NORSE: A solver for the relativistic non-linear Fokker-Planck equation for electrons in a homogeneous plasma

TL;DR

This paper introduces NORSE, a novel solver for the relativistic non-linear Fokker-Planck equation that models electron dynamics in plasmas with high electric fields and relativistic temperatures, enabling more accurate predictions of runaway phenomena.

Contribution

The paper presents a fully non-linear, relativistic kinetic solver capable of modeling electron behavior under strong electric fields, extending beyond previous linear or non-relativistic approaches.

Findings

Transition to electron slide-away occurs at lower field strengths than previously predicted.

NORSE accurately models non-Maxwellian electron distributions in high-field plasmas.

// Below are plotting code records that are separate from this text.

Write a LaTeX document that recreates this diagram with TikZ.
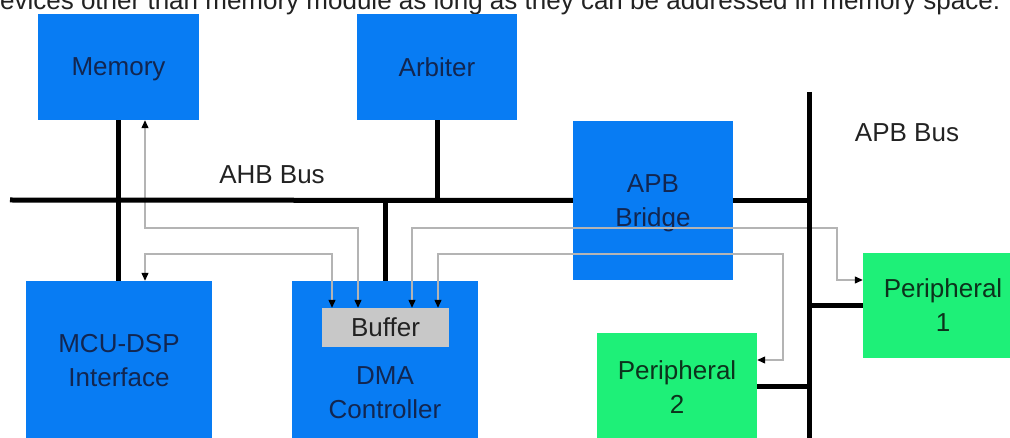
\documentclass[tikz,border=0pt]{standalone}
\usepackage{fontspec}
\setmainfont{Liberation Sans}
\usetikzlibrary{arrows.meta}
\definecolor{boxblue}{RGB}{8,124,243}
\definecolor{boxgreen}{RGB}{30,240,120}
\definecolor{bufgrey}{RGB}{200,200,200}
\definecolor{navytext}{RGB}{18,38,80}
\definecolor{greentext}{RGB}{12,50,28}
\definecolor{sigline}{RGB}{180,180,180}
\definecolor{labeltext}{RGB}{34,34,34}
\begin{document}
\begin{tikzpicture}[x=1pt,y=-1pt,
  box/.style={rectangle, inner sep=0pt, align=center, text depth=0pt, font=\fontsize{26}{34}\selectfont},
  bluebox/.style={box, fill=boxblue, text=navytext},
  greenbox/.style={box, fill=boxgreen, text=greentext},
  bus/.style={line width=5pt, black},
  sig/.style={draw=sigline, line width=1.2pt,
    {Triangle[length=8pt,width=7pt,color=black]}-{Triangle[length=8pt,width=7pt,color=black]}},
  lbl/.style={font=\fontsize{26}{34}\selectfont, text=labeltext}
]
\useasboundingbox (0,0) rectangle (1010,438);
\clip (0,0) rectangle (1010,438);

% caption line, cut off at the top
\node[anchor=base west, inner sep=0pt, font=\fontsize{26}{30}\selectfont, text=labeltext] (cap) at (-14.5,9.5)
  {devices other than memory module as long as they can be addressed in memory space.};

% boxes
\node[bluebox, minimum width=161pt, minimum height=106pt] (mem) at (118.5,67) {Memory};
\node[bluebox, minimum width=160pt, minimum height=106pt] (arb) at (437,67) {Arbiter};
\node[bluebox, minimum width=160pt, minimum height=159pt] (apb) at (653,200.5) {APB\\Bridge};
\node[bluebox, minimum width=186pt, minimum height=158pt] (mcu) at (119,360) {MCU-DSP\\Interface};
\node[bluebox, minimum width=186pt, minimum height=224pt] (dma) at (385,393) {DMA\\Controller};
\node[box, fill=bufgrey, text=labeltext, minimum width=127pt, minimum height=39pt] (buf) at (385.5,327.5) {Buffer};
\node[greenbox, minimum width=160pt, minimum height=105pt] (p1) at (943,305.5) {Peripheral\\1};
\node[greenbox, minimum width=160pt, minimum height=108pt] (p2) at (677,387) {Peripheral\\2};

% bus labels
\node[lbl] (ahb) at (272,175) {AHB Bus};
\node[lbl] (apbl) at (907,133) {APB Bus};

% signal paths
\draw[sig] (mem.south -| 145,0) -- (145,228) -- (358,228) -- (buf.north -| 358,0);
\draw[sig] (mcu.north -| 145,0) -- (145,254) -- (332,254) -- (buf.north -| 332,0);
\draw[sig] (buf.north -| 412,0) -- (412,228) -- (837,228) -- (837,280) -- (p1.west |- 0,280);
\draw[sig] (buf.north -| 438,0) -- (438,254) -- (783,254) -- (783,360) -- (p2.east |- 0,360);

% buses
\coordinate (ahbL) at (10,200);
\coordinate (apbT) at (809,92);
\coordinate (apbB) at (809,445);
\draw[bus] (ahbL) -- (apb.west);
\draw[bus] (apb.east) -- (apb.east -| apbT);
\draw[bus] (apbT) -- (apbB);
\draw[bus] (mem.south) -- (mcu.north -| mem.south);
\draw[bus] (arb.south) -- (arb.south |- ahbL);
\draw[bus] (dma.north) -- (dma.north |- ahbL);
\draw[bus] (p1.west) -- (p1.west -| apbT);
\draw[bus] (p2.east) -- (p2.east -| apbT);
\end{tikzpicture}
\end{document}
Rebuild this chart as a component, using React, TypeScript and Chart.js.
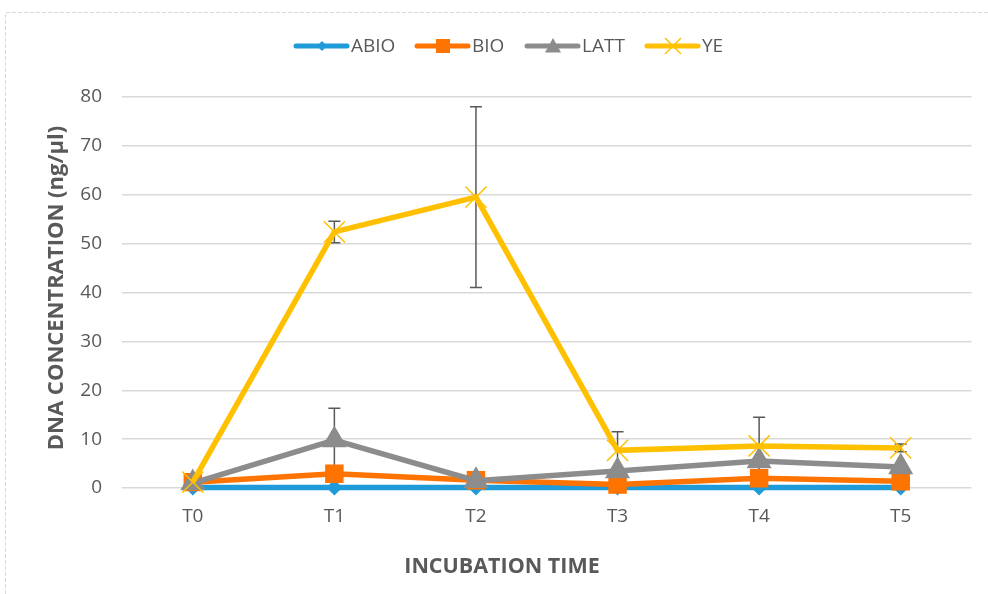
import { useEffect, useRef } from "react";
import { Chart, registerables } from "chart.js";
Chart.register(...registerables);

const categories = ["T0", "T1", "T2", "T3", "T4", "T5"];
const seriesNames = ["ABIO", "BIO", "LATT", "YE"];
const abio = [0.1, 0.1, 0.1, 0.1, 0.1, 0.1];
const bio = [1.2, 2.9, 1.6, 0.7, 2.0, 1.4];
const latt = [1.0, 9.8, 1.5, 3.5, 5.5, 4.3];
const ye = [1.2, 52.4, 59.5, 7.7, 8.6, 8.2];
const yeErr = [0, 2.2, 18.5, 3.8, 5.9, 0.8];
const lattErr = [0, 6.5, 0, 0, 0, 0];
const yMax = 80;
const yStep = 10;

const colors = ["#1F9BDA", "#FF7300", "#8C8C8C", "#FFC000"];
const pointStyles = ["rectRot", "rect", "triangle", "crossRot"];
const pointRadii = [7, 12, 13, 15];
const FONT = "'Open Sans', sans-serif";
const TEXT = "#595959";

function drawMarker(ctx: CanvasRenderingContext2D, style: string, x: number, y: number, s: number, color: string) {
  ctx.save();
  ctx.fillStyle = color;
  ctx.strokeStyle = color;
  ctx.lineWidth = 1.5;
  ctx.beginPath();
  if (style === "rectRot") {
    ctx.moveTo(x, y - s);
    ctx.lineTo(x + s, y);
    ctx.lineTo(x, y + s);
    ctx.lineTo(x - s, y);
    ctx.closePath();
    ctx.fill();
  } else if (style === "rect") {
    ctx.rect(x - s, y - s, 2 * s, 2 * s);
    ctx.fill();
  } else if (style === "triangle") {
    ctx.moveTo(x, y - s);
    ctx.lineTo(x + s, y + s * 0.8);
    ctx.lineTo(x - s, y + s * 0.8);
    ctx.closePath();
    ctx.fill();
  } else {
    ctx.moveTo(x - s, y - s);
    ctx.lineTo(x + s, y + s);
    ctx.moveTo(x + s, y - s);
    ctx.lineTo(x - s, y + s);
    ctx.stroke();
  }
  ctx.restore();
}

const errorBars = {
  id: "errorBars",
  beforeDatasetsDraw(chart: any) {
    const ctx = chart.ctx;
    const y = chart.scales.y;
    const errs: Record<number, number[]> = { 2: lattErr, 3: yeErr };
    ctx.save();
    ctx.strokeStyle = "#595959";
    ctx.lineWidth = 1.5;
    Object.keys(errs).forEach((k) => {
      const di = Number(k);
      const meta = chart.getDatasetMeta(di);
      const data = chart.data.datasets[di].data as number[];
      errs[di].forEach((e, i) => {
        if (!e) return;
        const x = meta.data[i].x;
        const yt = y.getPixelForValue(data[i] + e);
        const yb = y.getPixelForValue(data[i] - e);
        ctx.beginPath();
        ctx.moveTo(x, yt);
        ctx.lineTo(x, yb);
        ctx.moveTo(x - 6, yt);
        ctx.lineTo(x + 6, yt);
        ctx.moveTo(x - 6, yb);
        ctx.lineTo(x + 6, yb);
        ctx.stroke();
      });
    });
    ctx.restore();
  },
};

const decor = {
  id: "decor",
  afterDraw(chart: any) {
    const ctx = chart.ctx;
    ctx.save();
    // dashed frame
    ctx.strokeStyle = "#D9D9D9";
    ctx.lineWidth = 1;
    ctx.setLineDash([4, 2]);
    ctx.beginPath();
    ctx.moveTo(5.5, 594);
    ctx.lineTo(5.5, 12.5);
    ctx.lineTo(988, 12.5);
    ctx.stroke();
    ctx.setLineDash([]);
    // legend
    const legendX = [296, 417, 527, 647];
    const legendSize = [5, 7, 8, 8];
    const ly = 46;
    ctx.font = `19px ${FONT}`;
    ctx.textBaseline = "middle";
    ctx.textAlign = "left";
    seriesNames.forEach((name, i) => {
      const x0 = legendX[i];
      ctx.strokeStyle = colors[i];
      ctx.lineWidth = 5;
      ctx.lineCap = "round";
      ctx.beginPath();
      ctx.moveTo(x0, ly);
      ctx.lineTo(x0 + 51, ly);
      ctx.stroke();
      ctx.lineCap = "butt";
      drawMarker(ctx, pointStyles[i], x0 + 26, ly, legendSize[i], colors[i]);
      ctx.fillStyle = TEXT;
      ctx.fillText(name, x0 + 55, ly + 1);
    });
    // axis titles
    ctx.fillStyle = TEXT;
    ctx.font = `bold 21.5px ${FONT}`;
    ctx.textAlign = "center";
    ctx.textBaseline = "middle";
    ctx.fillText("INCUBATION TIME", 502, 567);
    ctx.font = `bold 22px ${FONT}`;
    ctx.translate(57, 288);
    ctx.rotate(-Math.PI / 2);
    ctx.fillText("DNA CONCENTRATION (ng/µl)", 0, 0);
    ctx.restore();
  },
};

export default function App() {
  const ref = useRef<HTMLCanvasElement>(null);
  useEffect(() => {
    if (!ref.current) return;
    const series = [abio, bio, latt, ye];
    const chart = new Chart(ref.current, {
      type: "line",
      data: {
        labels: categories,
        datasets: series.map((d, i) => ({
          label: seriesNames[i],
          data: d,
          borderColor: colors[i],
          backgroundColor: colors[i],
          borderWidth: 5.5,
          pointStyle: pointStyles[i] as any,
          pointRadius: pointRadii[i],
          pointHoverRadius: pointRadii[i],
          pointBorderWidth: 1.5,
          pointBackgroundColor: colors[i],
          pointBorderColor: colors[i],
          tension: 0,
          clip: false as any,
          order: 3 - i,
        })),
      },
      options: {
        animation: false,
        responsive: false,
        maintainAspectRatio: false,
        layout: { padding: { left: 0, top: 97, right: 12, bottom: 66 } },
        plugins: { legend: { display: false }, tooltip: { enabled: false } },
        scales: {
          x: {
            offset: true,
            grid: { display: false, drawTicks: false },
            border: { display: false },
            ticks: { color: TEXT, font: { family: FONT, size: 19, lineHeight: 2.57 }, padding: 4 },
            afterFit: (s: any) => {
              s.height = 40;
            },
          },
          y: {
            min: 0,
            max: yMax,
            grid: { color: "#D9D9D9", lineWidth: 1.5, drawTicks: false },
            border: { display: false },
            ticks: { stepSize: yStep, color: TEXT, font: { family: FONT, size: 19 }, padding: 20 },
            afterFit: (s: any) => {
              s.width = 122;
            },
          },
        },
      },
      plugins: [errorBars, decor],
    });
    return () => chart.destroy();
  }, []);
  return (
    <div style={{ position: "fixed", left: 0, top: 0, width: 988, height: 594, background: "#fff" }}>
      <canvas ref={ref} width={988} height={594} style={{ width: 988, height: 594, display: "block" }} />
    </div>
  );
}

The solver can handle large electric fields and relativistic temperatures effectively.

Abstract

Energetic electrons are of interest in many types of plasmas, however previous modeling of their properties has been restricted to the use of linear Fokker-Planck collision operators or non-relativistic formulations. Here, we describe a fully non-linear kinetic-equation solver, capable of handling large electric-field strengths (compared to the Dreicer field) and relativistic temperatures. This tool allows modeling of the momentum-space dynamics of the electrons in cases where strong departures from Maxwellian distributions may arise. As an example, we consider electron runaway in magnetic-confinement fusion plasmas and describe a transition to electron slide-away at field strengths significantly lower than previously predicted.